[GRAPHIC OMITTED] [WHITING PETROLEUM LOGO]
Mile High Center
1700 Broadway, Suite 2300
Denver, CO 80290-2300
T/ 303.837.1661
F/ 303.861.4023
NEWS RELEASE
Company contacts: | Patricia J. Miller, Vice President and Corporate Secretary 303.837.1661 orpatm@whiting.com Heather Duncan, Director of Investor Relations 303.837.1661 orheatherd@whiting.com |
Whiting Petroleum Corporation Announces Its Fifth Accretive
Producing Property Acquisition of 2004, Adding
251.1 Bcfe of Reserves in Core Permian Basin Fields (TX/NM)
for $345 Million, or $1.37/Mcfe
All 2004 Acquisitions and Mergers Now Total
421.5 Bcfe for $519.74 Million or $1.23 per Mcfe
DENVER, Colorado – September 1, 2004 – Whiting Petroleum Corporation (NYSE: WLL) announced today that it has entered into a formal Purchase and Sale Agreement with undisclosed private sellers to purchase interests in seventeen fields in the Permian Basin of West Texas and Southeast New Mexico for a purchase price of $345 million. The effective date of the acquisition is July 1, 2004 and closing is expected to occur September 23, 2004, subject to standard conditions to closing, including Whiting’s completion of title and environmental due diligence. Whiting estimates that current net production from the properties is approximately 37.8 million cubic feet of gas equivalent (MMcfe) per day and that net proved reserves being purchased are approximately 251.1 billion cubic feet equivalent (Bcfe) resulting in an acquisition cost for these properties of $1.37 per Mcfe. Approximately 72% of the net daily production from these properties will be operated by Whiting.

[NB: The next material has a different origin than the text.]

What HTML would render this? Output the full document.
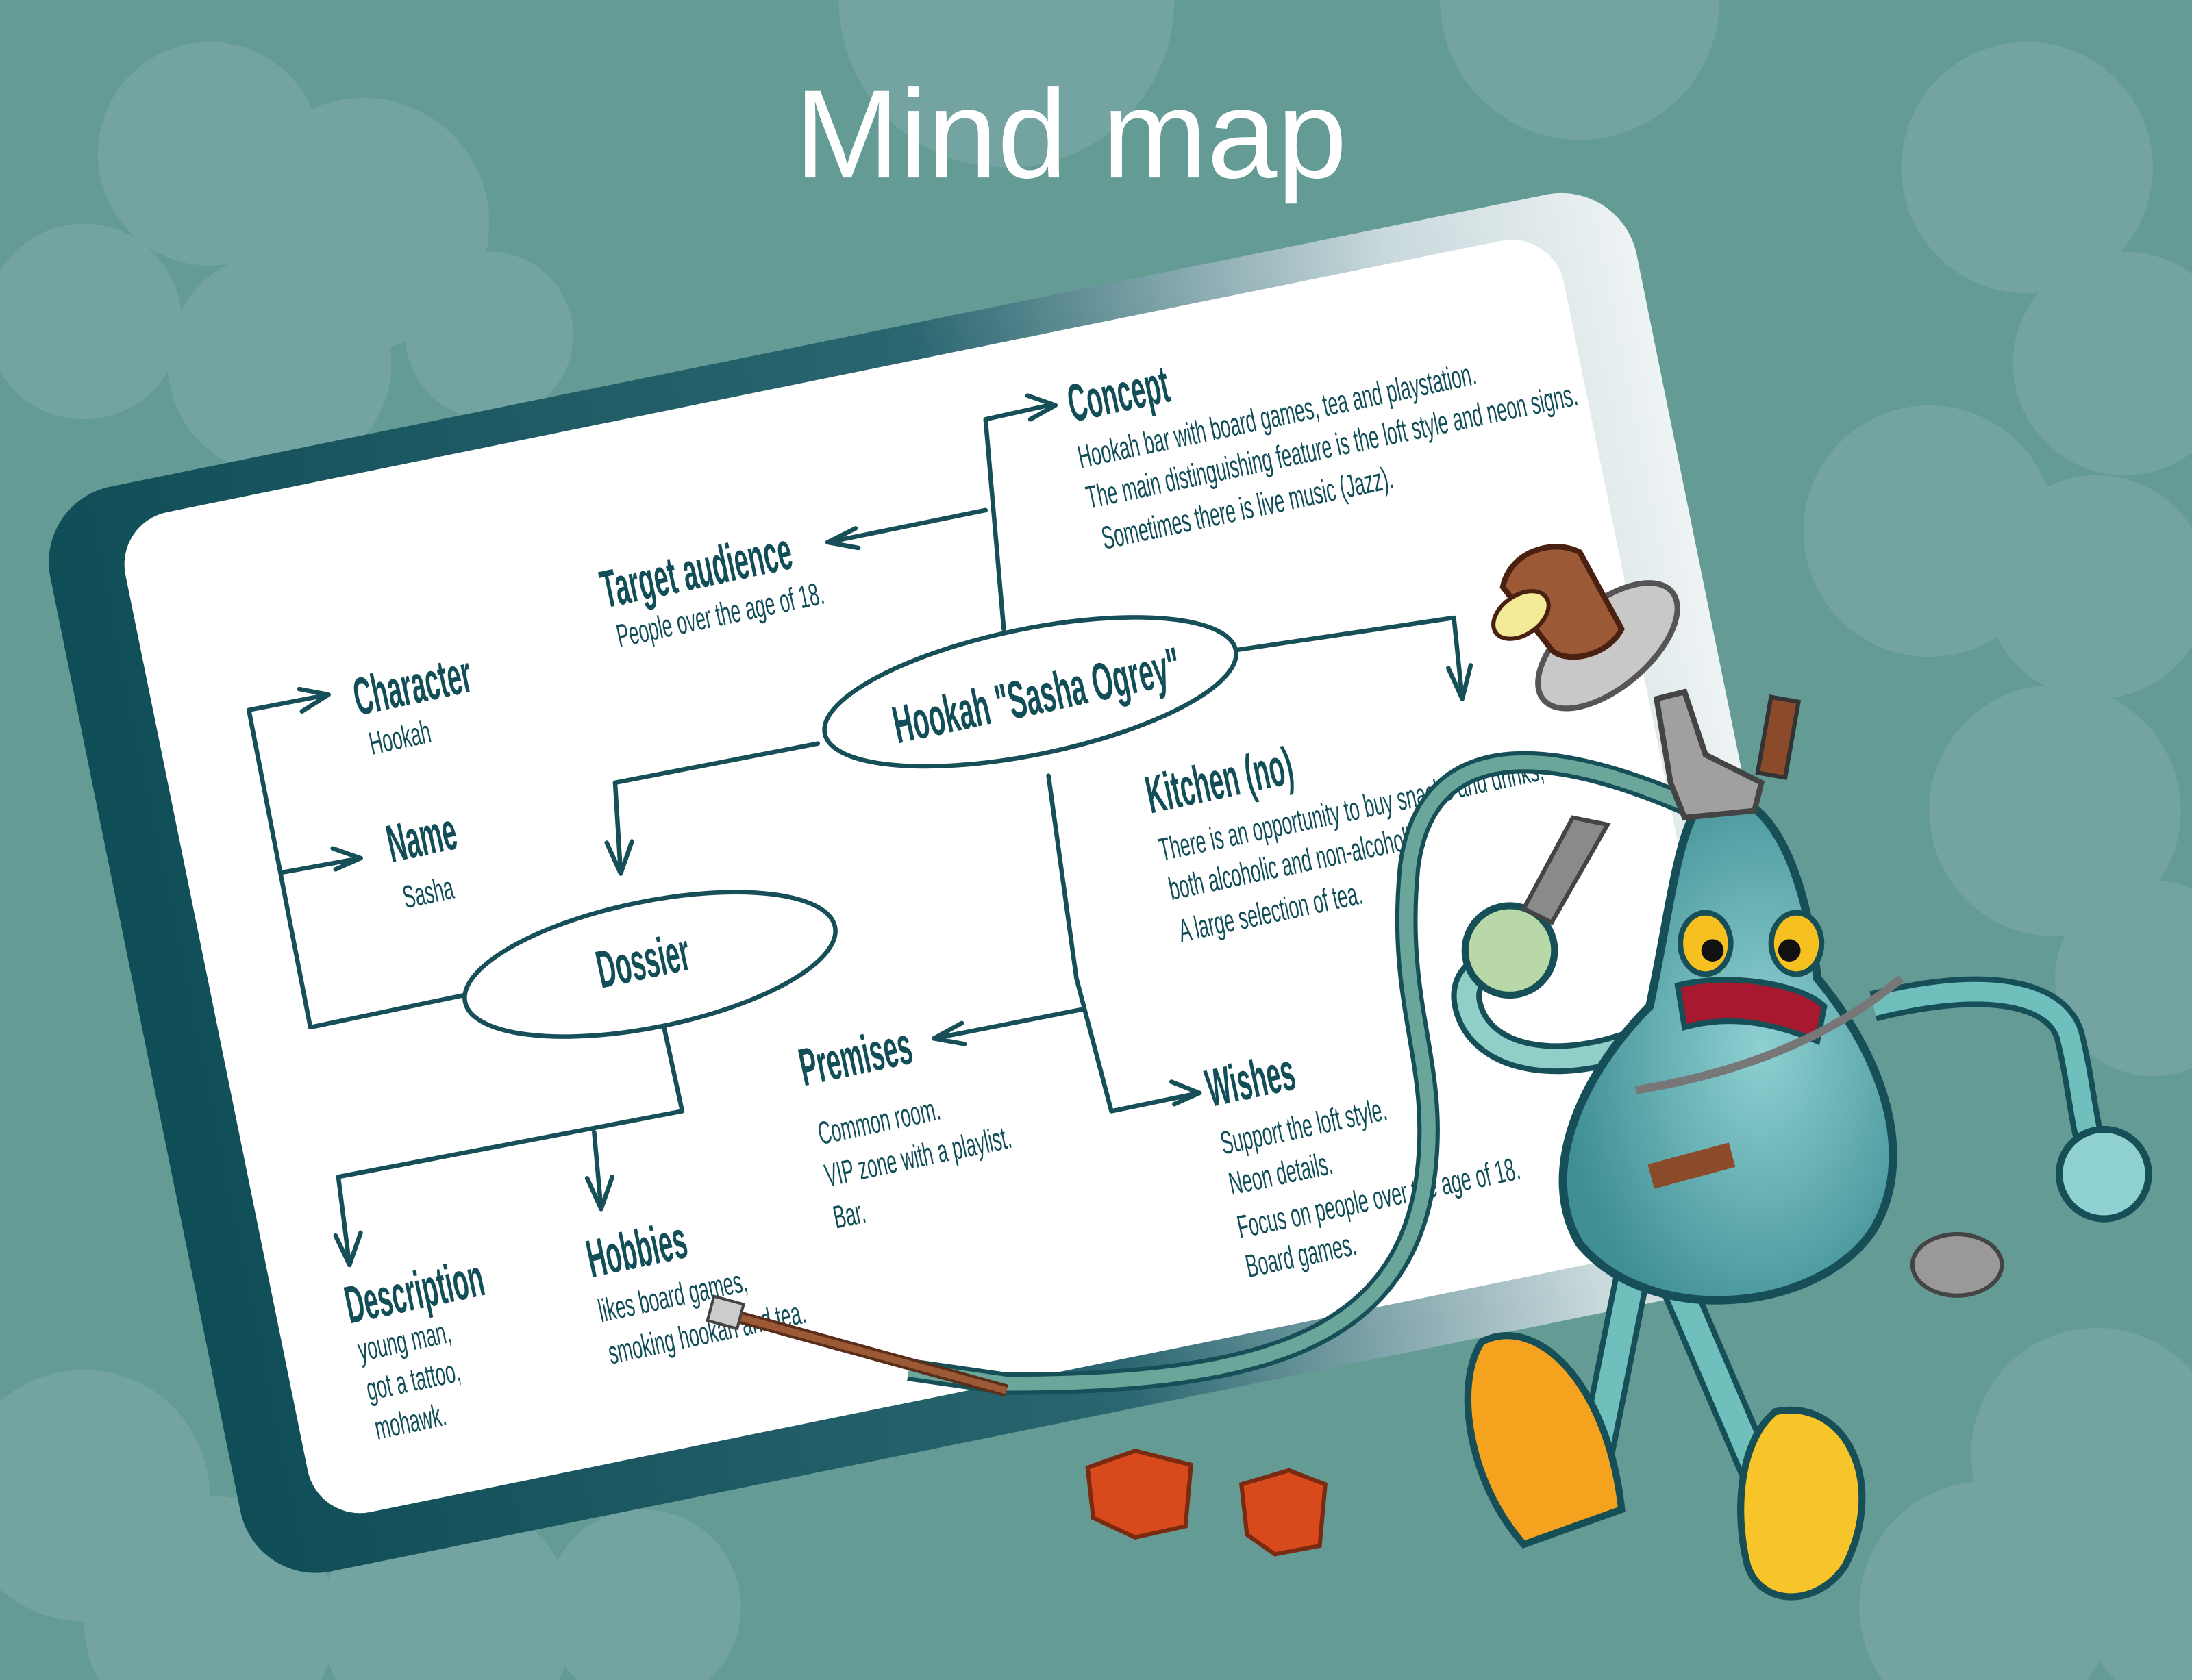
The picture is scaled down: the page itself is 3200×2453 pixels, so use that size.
<!DOCTYPE html>
<html><head><meta charset="utf-8"><style>
html,body{margin:0;padding:0;width:3200px;height:2453px;overflow:hidden;background:#649b94;}
svg{display:block}
.t{font-family:"Liberation Sans",sans-serif;fill:#124e58;font-weight:bold}
.s{font-family:"Liberation Sans",sans-serif;fill:#124e58}
.ln{fill:none;stroke:#174f58;stroke-width:3.2;stroke-linejoin:round;stroke-linecap:round}
</style></head><body>
<svg width="3200" height="2453" viewBox="0 0 1568 1202" preserveAspectRatio="none">
<defs>
<linearGradient id="fr" x1="0" y1="0" x2="1" y2="0">
<stop offset="0" stop-color="#0f4d57"/><stop offset="0.55" stop-color="#2a6670"/><stop offset="0.85" stop-color="#c9d9dc"/><stop offset="1" stop-color="#eef3f4"/></linearGradient>
<radialGradient id="bd" cx="0.6" cy="0.5" r="0.6"><stop offset="0" stop-color="#8fd0d2"/><stop offset="1" stop-color="#3f8f94"/></radialGradient>
</defs>
<rect width="1568" height="1202" fill="#649b94"/>
<g fill="#78a7a6" opacity="0.75">
<circle cx="60" cy="230" r="70"/><circle cx="150" cy="110" r="80"/><circle cx="260" cy="160" r="90"/><circle cx="350" cy="240" r="60"/><circle cx="200" cy="260" r="80"/>
<circle cx="720" cy="0" r="120"/><circle cx="1130" cy="0" r="100"/>
<circle cx="1450" cy="120" r="90"/><circle cx="1520" cy="260" r="80"/><circle cx="1380" cy="380" r="90"/><circle cx="1500" cy="420" r="80"/>
<circle cx="1470" cy="580" r="90"/><circle cx="1540" cy="700" r="70"/>
<circle cx="1500" cy="1040" r="90"/><circle cx="1420" cy="1150" r="90"/><circle cx="1560" cy="1150" r="70"/>
<circle cx="60" cy="1070" r="90"/><circle cx="150" cy="1160" r="90"/><circle cx="320" cy="1160" r="90"/><circle cx="460" cy="1150" r="70"/>
</g>
<text x="766" y="127" text-anchor="middle" font-family="Liberation Sans,sans-serif" font-size="90" fill="#ffffff">Mind map</text>
<g transform="rotate(-11.5 670 630)">
<rect x="92" y="236" width="1158" height="792" rx="55" fill="url(#fr)"/>
<rect x="145" y="262" width="1050" height="730" rx="38" fill="#ffffff"/>
</g>
<g class="ln">
<polyline points="718,450 705,300 750,290"/><polyline points="735,283 755,290 737,300"/>
<polyline points="705,365 592,388"/><polyline points="612,378 592,388 614,392"/>
<polyline points="885,465 1040,442 1046,500"/><polyline points="1036,478 1046,500 1052,476"/>
<polyline points="750,555 770,700 795,795 858,782"/><polyline points="838,774 858,782 840,790"/>
<polyline points="775,722 668,743"/><polyline points="688,732 668,743 690,747"/>
<polyline points="585,532 440,560 444,625"/><polyline points="434,603 444,625 452,602"/>
<polyline points="332,712 222,735 178,508 235,497"/><polyline points="214,493 235,497 216,509"/>
<polyline points="203,624 258,614"/><polyline points="238,607 258,614 240,622"/>
<polyline points="475,735 488,795 242,842 250,905"/><polyline points="240,884 250,905 258,882"/>
<polyline points="425,810 430,865"/><polyline points="420,843 430,865 438,842"/>
<ellipse cx="737" cy="495" rx="150" ry="45" transform="rotate(-11.5 737 495)"/>
<ellipse cx="465" cy="690" rx="135" ry="45" transform="rotate(-11.5 465 690)"/>
</g>
<g>
<text class="t" font-size="38" transform="translate(767,302) rotate(-12) scale(0.48,1)">Concept</text>
<text class="s" font-size="23" transform="translate(773,335) rotate(-12) scale(0.56,1)">Hookah bar with board games, tea and playstation.</text>
<text class="s" font-size="23" transform="translate(779,364) rotate(-12) scale(0.56,1)">The main distinguishing feature is the loft style and neon signs.</text>
<text class="s" font-size="23" transform="translate(790,393) rotate(-12) scale(0.56,1)">Sometimes there is live music (Jazz).</text>
<text class="t" font-size="38" transform="translate(433,435) rotate(-12) scale(0.48,1)">Target audience</text>
<text class="s" font-size="23" transform="translate(443,463) rotate(-12) scale(0.56,1)">People over the age of 18.</text>
<text class="t" font-size="38" transform="translate(256,512) rotate(-12) scale(0.48,1)">Character</text>
<text class="s" font-size="23" transform="translate(266,540) rotate(-12) scale(0.56,1)">Hookah</text>
<text class="t" font-size="38" transform="translate(280,617) rotate(-12) scale(0.48,1)">Name</text>
<text class="s" font-size="23" transform="translate(290,650) rotate(-12) scale(0.56,1)">Sasha</text>
<text class="t" font-size="38" transform="translate(642,532) rotate(-12) scale(0.5,1)">Hookah "Sasha Ogrey"</text>
<text class="t" font-size="38" transform="translate(430,707) rotate(-12) scale(0.48,1)">Dossier</text>
<text class="t" font-size="38" transform="translate(823,582) rotate(-12) scale(0.48,1)">Kitchen (no)</text>
<text class="s" font-size="23" transform="translate(831,616) rotate(-12) scale(0.56,1)">There is an opportunity to buy snacks and drinks,</text>
<text class="s" font-size="23" transform="translate(838,644) rotate(-12) scale(0.56,1)">both alcoholic and non-alcoholic.</text>
<text class="s" font-size="23" transform="translate(845,674) rotate(-12) scale(0.56,1)">A large selection of tea.</text>
<text class="t" font-size="38" transform="translate(575,777) rotate(-12) scale(0.48,1)">Premises</text>
<text class="s" font-size="23" transform="translate(587,819) rotate(-12) scale(0.56,1)">Common room.</text>
<text class="s" font-size="23" transform="translate(592,849) rotate(-12) scale(0.56,1)">VIP zone with a playlist.</text>
<text class="s" font-size="23" transform="translate(598,879) rotate(-12) scale(0.56,1)">Bar.</text>
<text class="t" font-size="38" transform="translate(866,792) rotate(-12) scale(0.48,1)">Wishes</text>
<text class="s" font-size="23" transform="translate(875,826) rotate(-12) scale(0.56,1)">Support the loft style.</text>
<text class="s" font-size="23" transform="translate(881,855) rotate(-12) scale(0.56,1)">Neon details.</text>
<text class="s" font-size="23" transform="translate(887,886) rotate(-12) scale(0.56,1)">Focus on people over the age of 18.</text>
<text class="s" font-size="23" transform="translate(893,914) rotate(-12) scale(0.56,1)">Board games.</text>
<text class="t" font-size="38" transform="translate(250,947) rotate(-12) scale(0.48,1)">Description</text>
<text class="s" font-size="23" transform="translate(258,974) rotate(-12) scale(0.56,1)">young man,</text>
<text class="s" font-size="23" transform="translate(264,1002) rotate(-12) scale(0.56,1)">got a tattoo,</text>
<text class="s" font-size="23" transform="translate(270,1030) rotate(-12) scale(0.56,1)">mohawk.</text>
<text class="t" font-size="38" transform="translate(423,914) rotate(-12) scale(0.48,1)">Hobbies</text>
<text class="s" font-size="23" transform="translate(430,946) rotate(-12) scale(0.56,1)">likes board games,</text>
<text class="s" font-size="23" transform="translate(437,976) rotate(-12) scale(0.56,1)">smoking hookah and tea.</text>
</g>
<polygon points="778,1050 812,1038 852,1048 848,1092 812,1100 782,1086" fill="#d8491c" stroke="#7a2a10" stroke-width="3"/>
<polygon points="888,1062 922,1052 948,1062 944,1106 912,1112 892,1098" fill="#d8491c" stroke="#7a2a10" stroke-width="3"/>
<path d="M1205,575 C1100,530 1020,530 1008,620 C998,720 1030,760 1020,840 C1005,960 900,990 720,990 L650,980" fill="none" stroke="#174f58" stroke-width="16"/>
<path d="M1205,575 C1100,530 1020,530 1008,620 C998,720 1030,760 1020,840 C1005,960 900,990 720,990 L650,980" fill="none" stroke="#6aa79a" stroke-width="10"/>
<line x1="520" y1="940" x2="720" y2="995" stroke="#5a2e1a" stroke-width="9"/>
<line x1="520" y1="940" x2="720" y2="995" stroke="#9b5a35" stroke-width="5"/>
<rect x="508" y="930" width="22" height="18" fill="#ccc" stroke="#444" stroke-width="2" transform="rotate(15 519 939)"/>
<path d="M1170,900 L1140,1050 M1200,920 L1260,1060" stroke="#174f58" stroke-width="26" fill="none"/>
<path d="M1170,900 L1140,1050 M1200,920 L1260,1060" stroke="#6fbfbd" stroke-width="18" fill="none"/>
<path d="M1060,960 C1100,940 1150,990 1160,1080 L1090,1105 C1050,1060 1040,990 1060,960Z" fill="#f5a21e" stroke="#174f58" stroke-width="5"/>
<path d="M1270,1010 C1320,1000 1350,1060 1320,1120 C1300,1150 1260,1150 1250,1120 C1240,1080 1245,1030 1270,1010Z" fill="#f7c52a" stroke="#174f58" stroke-width="5"/>
<path d="M1185,740 C1120,770 1060,760 1050,720 C1045,700 1060,690 1075,690" fill="none" stroke="#174f58" stroke-width="22"/>
<path d="M1185,740 C1120,770 1060,760 1050,720 C1045,700 1060,690 1075,690" fill="none" stroke="#8fcfc8" stroke-width="14"/>
<path d="M1340,720 C1420,700 1470,710 1480,740 C1490,780 1490,810 1500,830" fill="none" stroke="#174f58" stroke-width="22"/>
<path d="M1340,720 C1420,700 1470,710 1480,740 C1490,780 1490,810 1500,830" fill="none" stroke="#6fbfbd" stroke-width="14"/>
<circle cx="1080" cy="680" r="32" fill="#b9d8a8" stroke="#174f58" stroke-width="5"/>
<circle cx="1505" cy="840" r="32" fill="#8fd0d0" stroke="#174f58" stroke-width="5"/>
<ellipse cx="1400" cy="905" rx="32" ry="22" fill="#999" stroke="#444" stroke-width="3"/>
<path d="M1220,570 C1260,560 1290,610 1300,700 C1350,760 1370,830 1340,880 C1300,940 1180,950 1130,890 C1100,840 1130,770 1180,720 C1195,650 1200,590 1220,570Z" fill="url(#bd)" stroke="#174f58" stroke-width="6"/>
<ellipse cx="1220" cy="675" rx="18" ry="22" fill="#f5c020" stroke="#174f58" stroke-width="4"/>
<ellipse cx="1285" cy="675" rx="18" ry="22" fill="#f5c020" stroke="#174f58" stroke-width="4"/>
<circle cx="1225" cy="680" r="8" fill="#111"/><circle cx="1280" cy="680" r="8" fill="#111"/>
<path d="M1200,705 C1240,695 1290,705 1305,720 L1300,745 C1260,728 1230,728 1205,735Z" fill="#a8182e" stroke="#174f58" stroke-width="4"/>
<path d="M1170,780 C1230,770 1300,750 1360,700" fill="none" stroke="#777" stroke-width="6"/>
<rect x="1180" y="825" width="60" height="18" fill="#8b4a2a" transform="rotate(-15 1210 834)"/>
<path d="M1195,560 L1185,500 L1205,495 L1220,540 L1260,560 L1255,580 L1205,585Z" fill="#a0a0a0" stroke="#444" stroke-width="4"/>
<ellipse cx="1150" cy="462" rx="60" ry="30" fill="#c8c8c8" stroke="#555" stroke-width="4" transform="rotate(-40 1150 462)"/>
<path d="M1075,420 C1080,395 1110,385 1130,395 L1160,450 C1150,470 1120,475 1110,465Z" fill="#9b5a35" stroke="#4a2010" stroke-width="4"/>
<ellipse cx="1088" cy="440" rx="22" ry="14" fill="#f3ea98" stroke="#4a2010" stroke-width="3" transform="rotate(-35 1088 440)"/>
<rect x="1262" y="500" width="20" height="55" fill="#8b4a2a" stroke="#333" stroke-width="3" transform="rotate(10 1272 527)"/>
<path d="M1090,650 L1125,585 L1150,590 L1110,660Z" fill="#8a8a8a" stroke="#444" stroke-width="3"/>
</svg>
</body></html>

This acquisition, as well as the three previously announced cash acquisitions, will be financed using bank debt which will total approximately $435 million after the closing of these acquisitions later this month. Whiting expects to have a debt to total capitalization ratio of 64% immediately after the closing of all four cash acquisitions. Using its net cash provided by operating activities, net of planned capital expenditures, Whiting believes it would be able to reduce its bank debt by approximately 67% and return its debt to total capitalization ratio to less than 40% within 24 months. Whiting plans to hedge most of the production from these four cash acquisitions during this 24 month period.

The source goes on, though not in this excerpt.